Although United have seemingly surrendered their FA Premiership title to Arsenal FC and left themselves with a steep upward climb in the second leg of tonight's semi-final against Bayer 04 Leverkusen after last week's 2-2 home draw, it has been through no fault of Keane's replacement, Nicky Butt. Indeed United's form - the Leverkusen game apart - has been sustained throughout Keane's absence and Butt has played no small part in it.
Star in the ascendancy
Many people have had to completely re-evaluate their opinion of this fiery player, who deputised for the suspended Keane in the 1999 Champions League final. Those who considered him little more than a terrier in midfield have been forced to concede that he is a terrier of a definite pedigree breed. It is not just at Old Trafford that Butt's star has been in the ascendancy: he impressed for England in the recent friendly against Paraguay.
'Got to get better'
While Sir Alex Ferguson will be delighted to have Keane back in the side at the BayArena, the United manager will think twice before relegating Butt to the substitutes' bench. He was one of the few United players to play up to scratch in the first leg last week. The apparent transformation in Butt is news to the player himself. "It's just a case of consistency, the more you play the more confident and fitter you get," he said. "You just get into a nice routine, playing more games. I think I was just as good a player last season although maybe not as mature. But now I'm at an age where I've got to start getting better each year."
Living on the edge
While Butt's technical ability has been more evident of late, his combative streak is still central to his game and he is one of the four United players one caution away from missing the Hampden Park final should the English champions qualify. United fans are probably more fearful for him than he is for himself.

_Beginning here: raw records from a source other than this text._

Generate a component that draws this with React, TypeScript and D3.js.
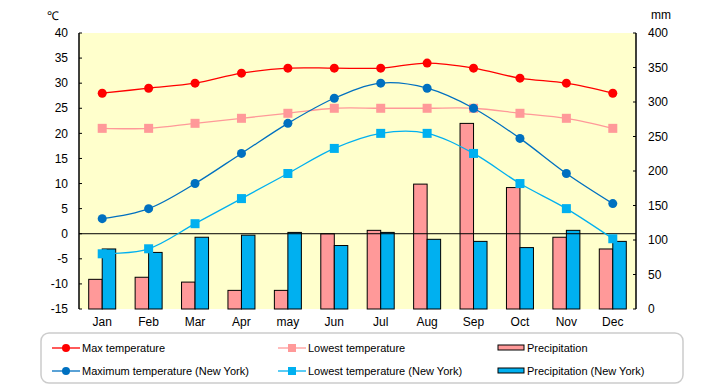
import React, { useRef, useEffect } from 'react';
import * as d3 from 'd3';

const months = ['Jan', 'Feb', 'Mar', 'Apr', 'may', 'Jun', 'Jul', 'Aug', 'Sep', 'Oct', 'Nov', 'Dec'];
const maxTemp = [28, 29, 30, 32, 33, 33, 33, 34, 33, 31, 30, 28];
const lowTemp = [21, 21, 22, 23, 24, 25, 25, 25, 25, 24, 23, 21];
const nyMaxTemp = [3, 5, 10, 16, 22, 27, 30, 29, 25, 19, 12, 6];
const nyLowTemp = [-4, -3, 2, 7, 12, 17, 20, 20, 16, 10, 5, -1];
const precip = [43, 46, 39, 27, 27, 109, 114, 181, 269, 176, 104, 87];
const nyPrecip = [87, 82, 104, 107, 111, 92, 111, 101, 98, 89, 114, 98];
const tempTicks = [40, 35, 30, 25, 20, 15, 10, 5, 0, -5, -10, -15];
const mmTicks = [400, 350, 300, 250, 200, 150, 100, 50, 0];

const FONT = '"Liberation Sans", Arial, sans-serif';

const App = () => {
  const ref = useRef<SVGSVGElement>(null);
  useEffect(() => {
    const svg = d3.select(ref.current);
    svg.selectAll('*').remove();

    const left = 79, right = 636, top = 33, bottom = 309;
    const x = d3.scaleBand().domain(months).range([left, right]);
    const yT = d3.scaleLinear().domain([-15, 40]).range([bottom, top]);
    const yP = d3.scaleLinear().domain([0, 400]).range([bottom, top]);

    svg.append('rect').attr('x', left).attr('y', top).attr('width', right - left).attr('height', bottom - top).attr('fill', '#ffffcc');

    // bars
    const bw = 13.5;
    svg.append('g').selectAll('rect').data(precip).join('rect')
      .attr('x', (d, i) => x(months[i])! + x.bandwidth() / 2 - bw)
      .attr('y', d => yP(d)).attr('width', bw).attr('height', d => bottom - yP(d))
      .attr('fill', '#ff9999').attr('stroke', '#000').attr('stroke-width', 1);
    svg.append('g').selectAll('rect').data(nyPrecip).join('rect')
      .attr('x', (d, i) => x(months[i])! + x.bandwidth() / 2)
      .attr('y', d => yP(d)).attr('width', bw).attr('height', d => bottom - yP(d))
      .attr('fill', '#00b0f0').attr('stroke', '#000').attr('stroke-width', 1);

    // zero line
    svg.append('line').attr('x1', left).attr('x2', right).attr('y1', yT(0)).attr('y2', yT(0)).attr('stroke', '#000');

    // axes
    svg.append('line').attr('x1', left).attr('x2', left).attr('y1', top).attr('y2', bottom).attr('stroke', '#000').attr('stroke-width', 1.5);
    svg.append('line').attr('x1', right).attr('x2', right).attr('y1', top).attr('y2', bottom).attr('stroke', '#000').attr('stroke-width', 1.5);
    const lt = svg.append('g').selectAll('g').data(tempTicks).join('g');
    lt.append('line').attr('x1', left).attr('x2', left + 3).attr('y1', d => yT(d)).attr('y2', d => yT(d)).attr('stroke', '#000');
    lt.append('text').attr('x', left - 11).attr('y', d => yT(d)).attr('dy', '0.35em').attr('text-anchor', 'end')
      .style('font-family', FONT).style('font-size', '12px').text(d => d);
    const rt = svg.append('g').selectAll('g').data(mmTicks).join('g');
    rt.append('line').attr('x1', right - 3).attr('x2', right).attr('y1', d => yP(d)).attr('y2', d => yP(d)).attr('stroke', '#000');
    rt.append('text').attr('x', right + 12).attr('y', d => yP(d)).attr('dy', '0.35em').attr('text-anchor', 'start')
      .style('font-family', FONT).style('font-size', '12px').text(d => d);
    svg.append('g').selectAll('text').data(months).join('text')
      .attr('x', d => x(d)! + x.bandwidth() / 2).attr('y', 322).attr('dy', '0.35em').attr('text-anchor', 'middle')
      .style('font-family', FONT).style('font-size', '12px').text(d => d);
    svg.append('text').attr('x', 47).attr('y', 20).style('font-family', FONT).style('font-size', '12px').text('℃');
    svg.append('text').attr('x', 651).attr('y', 19).style('font-family', FONT).style('font-size', '12px').text('mm');

    // lines
    const line = d3.line<number>().x((d, i) => x(months[i])! + x.bandwidth() / 2).y(d => yT(d)).curve(d3.curveCardinal);
    const series = [
      { data: maxTemp, color: '#ff0000', shape: 'circle' },
      { data: lowTemp, color: '#ff9999', shape: 'square' },
      { data: nyMaxTemp, color: '#0070c0', shape: 'circle' },
      { data: nyLowTemp, color: '#00b0f0', shape: 'square' },
    ];
    series.forEach(s => {
      svg.append('path').attr('d', line(s.data)).attr('fill', 'none').attr('stroke', s.color).attr('stroke-width', 1.3);
      const g = svg.append('g');
      if (s.shape === 'circle') {
        g.selectAll('circle').data(s.data).join('circle')
          .attr('cx', (d, i) => x(months[i])! + x.bandwidth() / 2).attr('cy', d => yT(d)).attr('r', 4.5).attr('fill', s.color);
      } else {
        g.selectAll('rect').data(s.data).join('rect')
          .attr('x', (d, i) => x(months[i])! + x.bandwidth() / 2 - 4.5).attr('y', d => yT(d) - 4.5)
          .attr('width', 9).attr('height', 9).attr('fill', s.color);
      }
    });

    // legend
    svg.append('rect').attr('x', 41).attr('y', 333).attr('width', 642).attr('height', 50).attr('rx', 8)
      .attr('fill', '#fff').attr('stroke', '#cccccc').attr('stroke-width', 1.5);
    const items = [
      { label: 'Max temperature', color: '#ff0000', shape: 'circle', x: 52, y: 348 },
      { label: 'Maximum temperature (New York)', color: '#0070c0', shape: 'circle', x: 52, y: 371 },
      { label: 'Lowest temperature', color: '#ff9999', shape: 'square', x: 278, y: 348 },
      { label: 'Lowest temperature (New York)', color: '#00b0f0', shape: 'square', x: 278, y: 371 },
      { label: 'Precipitation', color: '#ff9999', shape: 'bar', x: 498, y: 348 },
      { label: 'Precipitation (New York)', color: '#00b0f0', shape: 'bar', x: 498, y: 371 },
    ];
    items.forEach(it => {
      const g = svg.append('g');
      if (it.shape === 'bar') {
        g.append('rect').attr('x', it.x).attr('y', it.y - 3).attr('width', 26).attr('height', 5)
          .attr('fill', it.color).attr('stroke', '#000').attr('stroke-width', 1);
      } else {
        g.append('line').attr('x1', it.x).attr('x2', it.x + 28).attr('y1', it.y).attr('y2', it.y).attr('stroke', it.color).attr('stroke-width', 1.3);
        if (it.shape === 'circle') g.append('circle').attr('cx', it.x + 14).attr('cy', it.y).attr('r', 4).attr('fill', it.color);
        else g.append('rect').attr('x', it.x + 10).attr('y', it.y - 4).attr('width', 8).attr('height', 8).attr('fill', it.color);
      }
      g.append('text').attr('x', it.x + (it.shape === 'bar' ? 29 : 30)).attr('y', it.y).attr('dy', '0.35em')
        .style('font-family', FONT).style('font-size', '11px').text(it.label);
    });
  }, []);

  return <svg ref={ref} width={720} height={385} style={{ display: 'block', position: 'absolute', left: 0, top: 0 }} />;
};

export default App;
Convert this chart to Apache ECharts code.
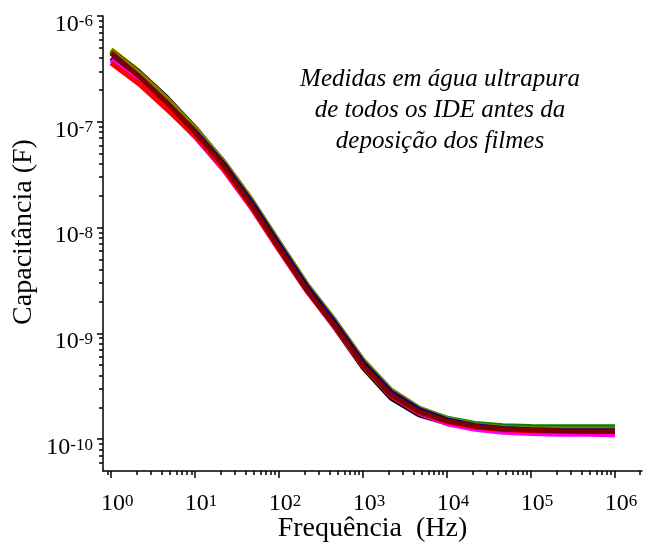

Anyone who tackles as hard as Butt does is used to living on the edge.
Biggest game of his life
As a result, when asked how difficult it is to go into a major semi-final knowing that one mistimed tackle could put him out of the final, he replied: "It's not difficult at all. You've just got to go into the game and play as you would normally. You've got to put it out of your head. If you did worry about it, you would not be competing properly." And that to Butt's way of thinking would, of course, be sacrilege.